Daines Presses FDA Commissioner on Importance of Biotechnology to Food Supply

Press Release

Date: March 3, 2016
Location: Washington, DC

Senator Steve Daines worked to ensure that the Food and Drug Administration (FDA) upholds its duty to ensure that the U.S. has a safe food supply and abstains from marketing or labeling mandates that it determines have no bearing on food safety.

During a Senate Appropriations Subcommittee on Agriculture, Rural Development, Food and Drug Administration FDA and Related Agencies hearing on the President's Fiscal Year 2017 funding request for the Food and Drug Administration, Daines pressed FDA Commissioner Dr. Robert Califf on allowing sound science and the free market to continue driving innovation and rejecting harmful regulations that are not backed by evidence.

"It is critical that Washington not get in the way and push policies that have the potential to hinder or discriminate against ag research and technology that is proven to be effective, safe, and productive," Daines stated. "In particular, the prospects for biotechnology are bright. Whether it be enhancing production by increasing crop yields, helping preserve the environment by requiring fewer pesticides, reducing demand for water, or lower food costs for families, I view biotechnology as essential to the future of our food supply."

"In Montana, on the eastern side of our state sugar beets are a major crop, they are an economic driver for the state, and a source of hundreds of jobs,"Daines asked Califf. "Most sugar beets are grown utilizing biotechnology, but the sugar that results from the processing of a conventional sugar beet versus a biotech sugar beet is identical in both nutritional value and composition. If a biotech food product, like sugar beets in this example, is deemed by the FDA to be safe for human consumption, meet the same quality standards as a non-biotech food and is nutritionally and essentially the same as a non-biotech counterpart, should it be regulated by FDA any differently?"

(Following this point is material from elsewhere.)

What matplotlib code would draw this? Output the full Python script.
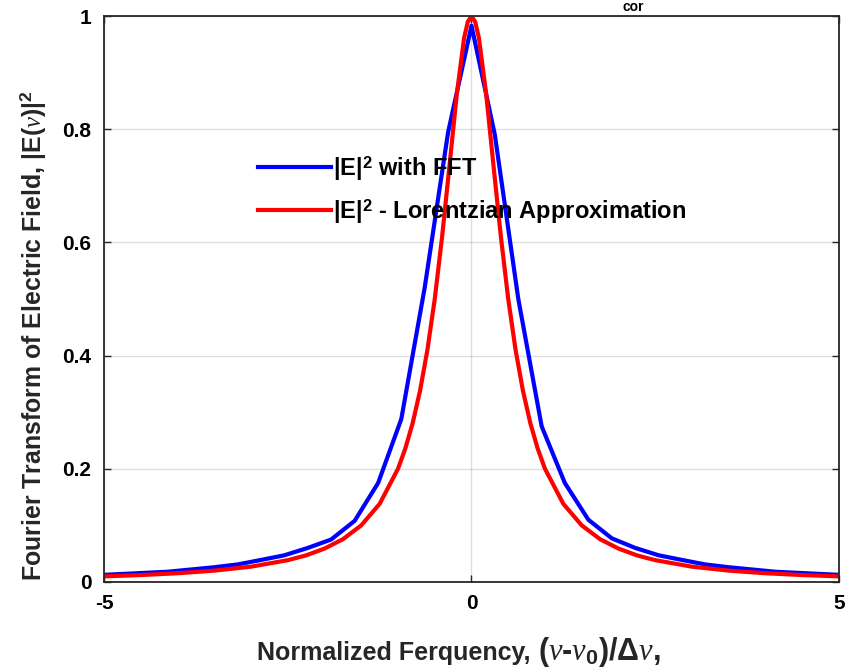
import matplotlib.pyplot as plt
import numpy as np

plt.rcParams['font.family'] = ['Liberation Sans', 'DejaVu Sans']
plt.rcParams['font.weight'] = 'bold'
plt.rcParams['axes.labelweight'] = 'bold'
plt.rcParams['mathtext.fontset'] = 'custom'
plt.rcParams['mathtext.rm'] = 'Liberation Sans:bold'
plt.rcParams['mathtext.bf'] = 'Liberation Sans:bold'
plt.rcParams['mathtext.it'] = 'Liberation Serif:italic:weight=normal'

fft_x = [-5.09, -4.77, -4.46, -4.14, -3.82, -3.50, -3.18, -2.86, -2.55, -2.23,
         -1.91, -1.59, -1.27, -0.955, -0.637, -0.318, 0.0,
         0.318, 0.637, 0.955, 1.27, 1.59, 1.91, 2.23, 2.55, 2.86,
         3.18, 3.50, 3.82, 4.14, 4.46, 4.77, 5.09]
fft_y = [0.012, 0.014, 0.016, 0.018, 0.022, 0.026, 0.031, 0.039, 0.047, 0.060,
         0.075, 0.108, 0.175, 0.288, 0.52, 0.795, 0.983,
         0.790, 0.500, 0.275, 0.175, 0.110, 0.077, 0.060, 0.047, 0.039,
         0.031, 0.026, 0.022, 0.018, 0.016, 0.014, 0.012]

# --- Lorentzian approximation ---
lor_x = [-5, -4.5, -4, -3.5, -3, -2.5, -2.25, -2, -1.75, -1.5, -1.25, -1,
         -0.9, -0.8, -0.7, -0.6, -0.5, -0.4, -0.3, -0.2, -0.1, -0.05, 0,
         0.05, 0.1, 0.2, 0.3, 0.4, 0.5, 0.6, 0.7, 0.8, 0.9,
         1, 1.25, 1.5, 1.75, 2, 2.25, 2.5, 3, 3.5, 4, 4.5, 5]
lor_y = [0.0099, 0.0122, 0.0154, 0.020, 0.027, 0.0385, 0.047, 0.059, 0.0755, 0.100, 0.138, 0.200,
         0.236, 0.281, 0.338, 0.410, 0.500, 0.610, 0.735, 0.862, 0.962, 0.990, 1.000,
         0.990, 0.962, 0.862, 0.735, 0.610, 0.500, 0.410, 0.338, 0.281, 0.236,
         0.200, 0.138, 0.100, 0.0755, 0.059, 0.047, 0.0385, 0.027, 0.020, 0.0154, 0.0122, 0.0099]

xticks = [-5, 0, 5]
yticks = [0, 0.2, 0.4, 0.6, 0.8, 1]

fig = plt.figure(figsize=(8.5, 6.72), dpi=100)
ax = fig.add_axes([0.1224, 0.134, 0.8646, 0.842])

ax.plot(fft_x, fft_y, color='#0000ff', lw=3, label=r'|E|$^{2}$ with FFT')
ax.plot(lor_x, lor_y, color='#ff0000', lw=3, label=r'|E|$^{2}$ - Lorentzian Approximation')

ax.set_xlim(-5, 5); ax.set_ylim(0, 1)
ax.set_xticks(xticks); ax.set_yticks(yticks)
ax.set_xticklabels(['-5', '0', '5']); ax.set_yticklabels(['0', '0.2', '0.4', '0.6', '0.8', '1'])
ax.tick_params(direction='in', length=5, width=1, labelsize=15, pad=9,
               top=True, right=True, color='#262626')
ax.grid(True, color='#262626', alpha=0.15, lw=1)
for s in ax.spines.values():
    s.set_color('#262626'); s.set_linewidth(1.3)

# x label: plain part plus a larger math part, as in the original
ax.text(0.59, -0.138, 'Normalized Ferquency, ', transform=ax.transAxes,
        ha='right', va='baseline', fontsize=18, fontweight='bold', color='#262626')
ax.text(0.59, -0.138, r'$(\nu$-$\nu_0)/\Delta\nu$,', transform=ax.transAxes,
        ha='left', va='baseline', fontsize=22, fontweight='bold', color='#262626')
ax.set_ylabel(r'Fourier Transform of Electric Field, |E($\nu$)|$^2$', fontsize=17.9,
              fontweight='bold', color='#262626')
ax.yaxis.set_label_coords(-0.076, 0.436)

ax.legend(loc='upper left', bbox_to_anchor=(0.18, 0.794), frameon=False, fontsize=17,
          handlelength=3.1, handletextpad=0.1, labelspacing=0.6)

# top title is clipped in the original; only the subscript shows
fig.text(0.745, 1.0, 'cor', fontsize=10, ha='center', va='top')

fig.savefig('out.png', dpi=100)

"The law tells us it shouldn't be labeled specifically for that if the qualities were as you described," Califf responded. "This is vitally dependent on a robust agricultural biomedical research enterprise."

Daines also pressed Califf on if he agrees with the November 2015 FDA decision to deny a petition to require mandatory labeling of biotech in food products.

"This is a decision that was really mandated by law in the opinion of the FDA because in order for the FDA to mandate a label it would be required that there be a material difference, for example as measured by a change in the nutritional composition of what you eat for a genetically engineered product versus a non-genetically engineered product," Califf responded. "We've been unable to detect such differences at this point which explains our decision."